* **EXERCISE DIRECTIONS**
Give back, word for word, only the lines from the opening of the records through the one with "const eAbove = [-0.367, -0.38, -0.398, -0.415];". Pictures stay out.

* **DATASET CONTENT**
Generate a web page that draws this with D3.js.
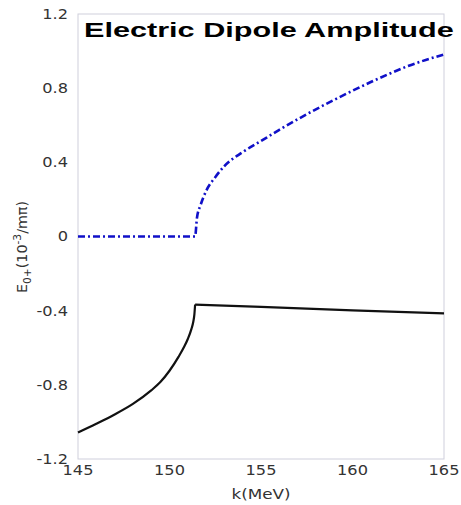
<!DOCTYPE html>
<html>
<head>
<meta charset="utf-8">
<script src="https://cdn.jsdelivr.net/npm/d3@7"></script>
<style>
  html, body { margin: 0; padding: 0; background: #fff; }
  svg { display: block; }
  text { font-family: "DejaVu Sans", Verdana, sans-serif; }
  .title { font-family: "Liberation Sans", Arial, Helvetica, sans-serif; }
</style>
</head>
<body>
<svg id="chart" width="461" height="505"></svg>
<script>
// Photon energy k (MeV) and E0+ real parts (10^-3 / m_pi)
const kBelow = [145, 146, 147, 148, 149, 149.5, 150, 150.5, 150.8, 151.0, 151.2, 151.3, 151.36, 151.4];
const eBelow = [-1.057, -1.01, -0.960, -0.903, -0.830, -0.785, -0.724, -0.648, -0.595, -0.553, -0.498, -0.460, -0.42, -0.367];
const kAbove = [151.4, 155, 160, 165];
const eAbove = [-0.367, -0.38, -0.398, -0.415];

// Dash-dot curve: zero below threshold, rising above it
const kCusp = [145, 151.4, 151.5, 151.7, 152.0, 152.5, 153, 154, 155, 156, 157, 158, 159, 160, 161, 162, 163, 164, 165];
const eCusp = [0, 0, 0.10, 0.17, 0.245, 0.32, 0.38, 0.455, 0.515, 0.575, 0.632, 0.686, 0.737, 0.786, 0.833, 0.877, 0.918, 0.952, 0.982];

const xTicks = [145, 150, 155, 160, 165];
const yTicks = [-1.2, -0.8, -0.4, 0, 0.4, 0.8, 1.2];

const svg = d3.select("#chart");
const plotLeft = 78, plotRight = 444, plotTop = 14, plotBottom = 459;

const x = d3.scaleLinear().domain([145, 165]).range([plotLeft, plotRight]);
const y = d3.scaleLinear().domain([-1.2, 1.2]).range([plotBottom, plotTop]);

// Frame
svg.append("rect")
  .attr("x", plotLeft).attr("y", plotTop)
  .attr("width", plotRight - plotLeft).attr("height", plotBottom - plotTop)
  .attr("fill", "none").attr("stroke", "#cfcfdc").attr("stroke-width", 1);

// Y tick labels
svg.append("g").selectAll("text").data(yTicks).join("text")
  .attr("transform", d => `translate(68,${y(d)}) scale(1.2,1)`)
  .attr("text-anchor", "end").attr("dy", "0.36em")
  .attr("font-size", 13.5).attr("fill", "#333")
  .text(d => d === 0 ? "0" : d.toFixed(1));

// X tick labels
svg.append("g").selectAll("text").data(xTicks).join("text")
  .attr("transform", d => `translate(${x(d)},475) scale(1.2,1)`)
  .attr("text-anchor", "middle")
  .attr("font-size", 13.5).attr("fill", "#333")
  .text(d => d);

// Axis titles
svg.append("text")
  .attr("transform", `translate(261,499) scale(1.2,1)`)
  .attr("text-anchor", "middle").attr("font-size", 14).attr("fill", "#333")
  .text("k(MeV)");

const yl = svg.append("text")
  .attr("transform", `translate(27,247) rotate(-90) scale(1.02,1)`)
  .attr("text-anchor", "middle").attr("font-size", 14).attr("fill", "#333");
yl.append("tspan").text("E");
yl.append("tspan").attr("font-size", 10.5).attr("dy", 4).text("0+");
yl.append("tspan").attr("dy", -4).text("(10");
yl.append("tspan").attr("font-size", 10.5).attr("dy", -6).text("-3");
yl.append("tspan").attr("dy", 6).text("/mπ)");

// Curves
const smooth = d3.line().x(d => x(d[0])).y(d => y(d[1])).curve(d3.curveMonotoneX);
const straight = d3.line().x(d => x(d[0])).y(d => y(d[1]));

svg.append("path")
  .attr("d", smooth(kBelow.map((k, i) => [k, eBelow[i]])))
  .attr("fill", "none").attr("stroke", "#111").attr("stroke-width", 2.2);
svg.append("path")
  .attr("d", straight(kAbove.map((k, i) => [k, eAbove[i]])))
  .attr("fill", "none").attr("stroke", "#111").attr("stroke-width", 2.2);

svg.append("path")
  .attr("d", smooth(kCusp.map((k, i) => [k, eCusp[i]])))
  .attr("fill", "none").attr("stroke", "#1010c8").attr("stroke-width", 2.6)
  .attr("stroke-dasharray", "7,3,2,3");

// Title, widened to span 84..455
const title = svg.append("text").attr("class", "title")
  .attr("font-size", 21).attr("font-weight", "bold").attr("fill", "#000")
  .text("Electric Dipole Amplitude");
const titleLen = title.node().getComputedTextLength();
title.attr("transform", `translate(84,37) scale(${370 / titleLen},1)`);
</script>
</body>
</html>
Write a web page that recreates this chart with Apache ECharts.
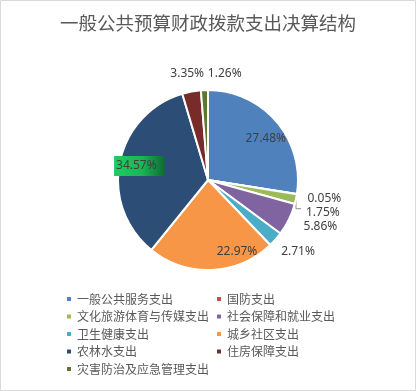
<!DOCTYPE html>
<html><head><meta charset="utf-8">
<script src="https://cdn.jsdelivr.net/npm/echarts@6/dist/echarts.min.js"></script>
<style>html,body{margin:0;padding:0;background:#fff}#c{width:416px;height:391px}</style>
</head><body><div id="c"></div>
<script>
const titleText = '一般公共预算财政拨款支出决算结构';
const categories = ['一般公共服务支出','国防支出','文化旅游体育与传媒支出','社会保障和就业支出','卫生健康支出','城乡社区支出','农林水支出','住房保障支出','灾害防治及应急管理支出'];
const shares = [27.48, 0.05, 1.75, 5.86, 2.71, 22.97, 34.57, 3.35, 1.26];
const colors = ['#4F81BD','#C0504D','#9BBB59','#8064A2','#4BACC6','#F79646','#2C4D75','#772C2A','#5F7530'];
const insideLabels = ['一般公共服务支出','城乡社区支出','农林水支出'];
const farLabels = ['卫生健康支出','住房保障支出'];
const topLabels = ['灾害防治及应急管理支出'];
const leftLegend = categories.filter((c,i)=>i%2===0);
const rightLegend = categories.filter((c,i)=>i%2===1);

const txt = '#404040';
const fmt = p => p.value.toFixed(2) + '%';
const labelOffsets = {'一般公共服务支出':[3,5],'城乡社区支出':[26,0],'卫生健康支出':[9,0],'住房保障支出':[-1,0],'灾害防治及应急管理支出':[21,1],'农林水支出':[2,0]};
const labelled = insideLabels.concat(farLabels, topLabels);

const mainData = categories.map((name,i)=>({
  name, value: shares[i],
  itemStyle:{color:colors[i]},
  label:{show:!labelled.includes(name)},
  labelLine:{show: name==='文化旅游体育与传媒支出'}
}));
function labelSeriesData(list){
  return categories.map((name,i)=>{
    const d = {name, value: shares[i], label:{show:list.includes(name)}};
    if (labelOffsets[name]) d.label.offset = labelOffsets[name];
    if (name==='农林水支出') {
      d.label.backgroundColor = new echarts.graphic.LinearGradient(0,0,1,0,[{offset:0,color:'#20cc62'},{offset:0.55,color:'#1bb556'},{offset:1,color:'#0e6b34'}]);
      d.label.padding = [4,8,4,2];
    }
    return d;
  });
}
const lblStyle = {position:'inside',formatter:fmt,fontSize:12,color:txt,fontFamily:'Noto Sans',padding:[3,3]};
const legendText = {fontSize:12,color:'#595959',fontFamily:'Noto Sans CJK SC'};
function labelSeries(radius, list, pad){
  return {type:'pie',center:[208,180],radius:[0,radius],startAngle:90,clockwise:true,silent:true,
     avoidLabelOverlap:false, labelLayout:{hideOverlap:false},
     itemStyle:{color:'transparent',borderWidth:0},
     label:Object.assign({}, lblStyle, {padding:pad}), labelLine:{show:false}, emphasis:{disabled:true},
     data:labelSeriesData(list)};
}

const chart = echarts.init(document.getElementById('c'));
chart.setOption({
  animation:false,
  title:{text:titleText,left:'center',top:9,textStyle:{fontSize:18.5,fontWeight:'normal',color:'#595959',fontFamily:'Noto Sans CJK SC'}},
  graphic:[{type:'rect',shape:{x:0.5,y:0.5,width:415,height:390},style:{fill:'none',stroke:'#d9d9d9',lineWidth:1},silent:true}],
  legend:[
    {data:leftLegend,orient:'vertical',left:65,top:293,padding:0,itemWidth:6,itemHeight:6,icon:'rect',itemGap:5.5,textStyle:legendText},
    {data:rightLegend,orient:'vertical',left:215,top:293,padding:0,itemWidth:6,itemHeight:6,icon:'rect',itemGap:5.5,textStyle:legendText}
  ],
  series:[
    {type:'pie',center:[208,180],radius:[0,90],startAngle:90,clockwise:true,
     avoidLabelOverlap:true,
     labelLayout:{dy:4},
     itemStyle:{borderColor:'#fff',borderWidth:2},
     label:{position:'outside',formatter:fmt,fontSize:12,color:txt,fontFamily:'Noto Sans'},
     labelLine:{length:4,length2:6,lineStyle:{color:'#8c8c8c',width:1}},
     emphasis:{disabled:true},
     data:mainData},
    labelSeries(138, insideLabels, [3,3]),
    labelSeries(210, farLabels, 0),
    labelSeries(210, topLabels, 0)
  ]
});
</script></body></html>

* **TASK OUTPUT**
Generate a web page that draws this with D3.js.
<!DOCTYPE html>
<html>
<head>
<meta charset="utf-8">
<script src="https://cdn.jsdelivr.net/npm/d3@7"></script>
<style>
  html, body { margin: 0; padding: 0; background: #fff; }
  svg { display: block; }
  text { font-family: "DejaVu Sans", Verdana, sans-serif; }
  .title { font-family: "Liberation Sans", Arial, Helvetica, sans-serif; }
</style>
</head>
<body>
<svg id="chart" width="461" height="505"></svg>
<script>
// Photon energy k (MeV) and E0+ real parts (10^-3 / m_pi)
const kBelow = [145, 146, 147, 148, 149, 149.5, 150, 150.5, 150.8, 151.0, 151.2, 151.3, 151.36, 151.4];
const eBelow = [-1.057, -1.01, -0.960, -0.903, -0.830, -0.785, -0.724, -0.648, -0.595, -0.553, -0.498, -0.460, -0.42, -0.367];
const kAbove = [151.4, 155, 160, 165];
const eAbove = [-0.367, -0.38, -0.398, -0.415];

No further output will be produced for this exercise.